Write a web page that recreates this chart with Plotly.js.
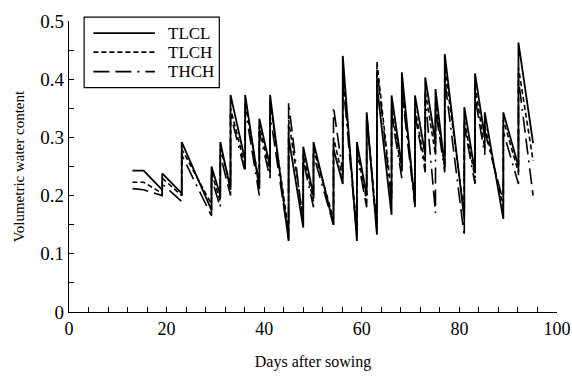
§
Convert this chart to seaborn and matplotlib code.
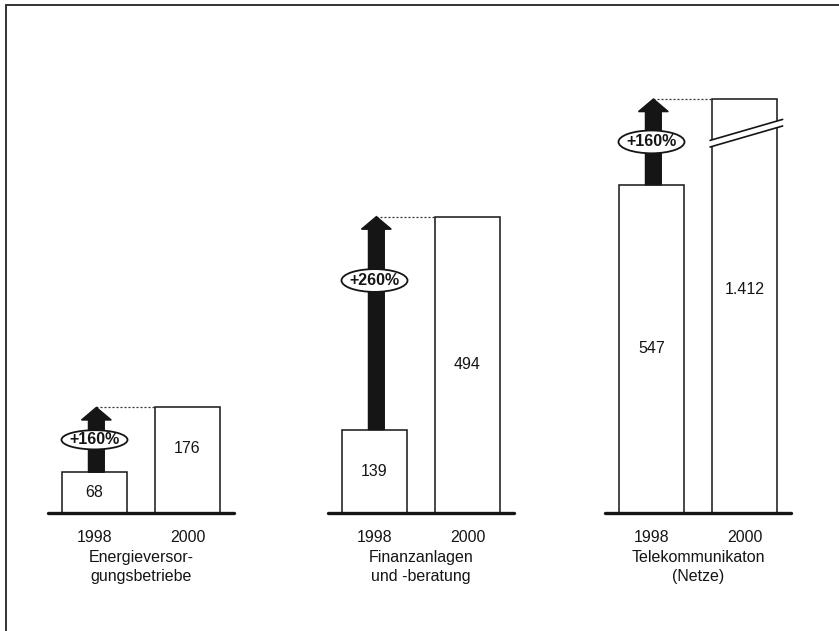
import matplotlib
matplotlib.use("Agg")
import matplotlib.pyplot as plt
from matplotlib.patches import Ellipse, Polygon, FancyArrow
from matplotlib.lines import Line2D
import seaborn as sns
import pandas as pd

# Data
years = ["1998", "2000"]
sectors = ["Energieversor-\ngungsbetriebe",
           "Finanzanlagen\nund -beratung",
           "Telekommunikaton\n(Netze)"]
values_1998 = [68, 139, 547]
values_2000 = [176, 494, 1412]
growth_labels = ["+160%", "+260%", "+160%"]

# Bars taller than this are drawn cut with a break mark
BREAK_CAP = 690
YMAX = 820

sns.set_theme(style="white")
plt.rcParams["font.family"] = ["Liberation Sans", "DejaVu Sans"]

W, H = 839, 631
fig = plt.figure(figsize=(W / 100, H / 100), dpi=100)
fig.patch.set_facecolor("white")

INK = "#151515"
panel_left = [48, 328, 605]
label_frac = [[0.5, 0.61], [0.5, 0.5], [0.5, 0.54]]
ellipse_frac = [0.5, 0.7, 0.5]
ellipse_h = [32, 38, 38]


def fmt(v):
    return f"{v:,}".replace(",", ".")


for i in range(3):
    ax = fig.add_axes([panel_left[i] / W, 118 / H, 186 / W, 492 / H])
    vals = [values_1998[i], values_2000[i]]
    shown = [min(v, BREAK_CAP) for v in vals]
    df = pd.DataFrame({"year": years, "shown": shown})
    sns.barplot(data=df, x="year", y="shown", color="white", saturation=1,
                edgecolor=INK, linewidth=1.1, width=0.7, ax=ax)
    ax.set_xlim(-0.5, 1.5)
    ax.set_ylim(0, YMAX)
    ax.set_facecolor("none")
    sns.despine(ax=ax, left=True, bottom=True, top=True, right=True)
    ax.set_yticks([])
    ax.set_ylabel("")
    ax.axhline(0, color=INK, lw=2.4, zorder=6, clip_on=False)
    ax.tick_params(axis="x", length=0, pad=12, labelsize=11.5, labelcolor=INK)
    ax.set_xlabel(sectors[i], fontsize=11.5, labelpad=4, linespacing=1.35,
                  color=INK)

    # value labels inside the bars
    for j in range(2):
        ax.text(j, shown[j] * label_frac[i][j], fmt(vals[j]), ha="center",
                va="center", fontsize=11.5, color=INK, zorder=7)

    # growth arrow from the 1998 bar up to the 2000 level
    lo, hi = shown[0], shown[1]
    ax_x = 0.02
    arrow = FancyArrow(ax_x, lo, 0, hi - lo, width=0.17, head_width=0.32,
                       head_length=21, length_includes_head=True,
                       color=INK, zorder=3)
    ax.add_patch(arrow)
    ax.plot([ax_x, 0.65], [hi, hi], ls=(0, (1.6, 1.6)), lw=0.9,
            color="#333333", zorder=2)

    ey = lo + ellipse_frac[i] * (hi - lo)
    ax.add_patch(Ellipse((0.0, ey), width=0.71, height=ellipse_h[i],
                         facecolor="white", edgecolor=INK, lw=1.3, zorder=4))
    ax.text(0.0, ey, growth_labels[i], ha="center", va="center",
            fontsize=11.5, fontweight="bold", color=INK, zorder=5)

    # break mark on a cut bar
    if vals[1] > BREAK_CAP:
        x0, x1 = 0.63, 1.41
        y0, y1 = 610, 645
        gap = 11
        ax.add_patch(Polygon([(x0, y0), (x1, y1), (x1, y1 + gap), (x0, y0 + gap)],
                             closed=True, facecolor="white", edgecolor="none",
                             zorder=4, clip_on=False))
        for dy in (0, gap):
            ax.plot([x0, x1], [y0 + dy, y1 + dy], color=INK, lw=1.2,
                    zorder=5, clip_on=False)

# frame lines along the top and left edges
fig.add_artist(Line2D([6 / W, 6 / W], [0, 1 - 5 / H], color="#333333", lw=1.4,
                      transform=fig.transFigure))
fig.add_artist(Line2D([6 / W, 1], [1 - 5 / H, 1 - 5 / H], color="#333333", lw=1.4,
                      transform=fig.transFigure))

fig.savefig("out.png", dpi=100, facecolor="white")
§
_Request:_
Count how many lines include the string "this". Nothing but the number is needed.

_Full output:_
3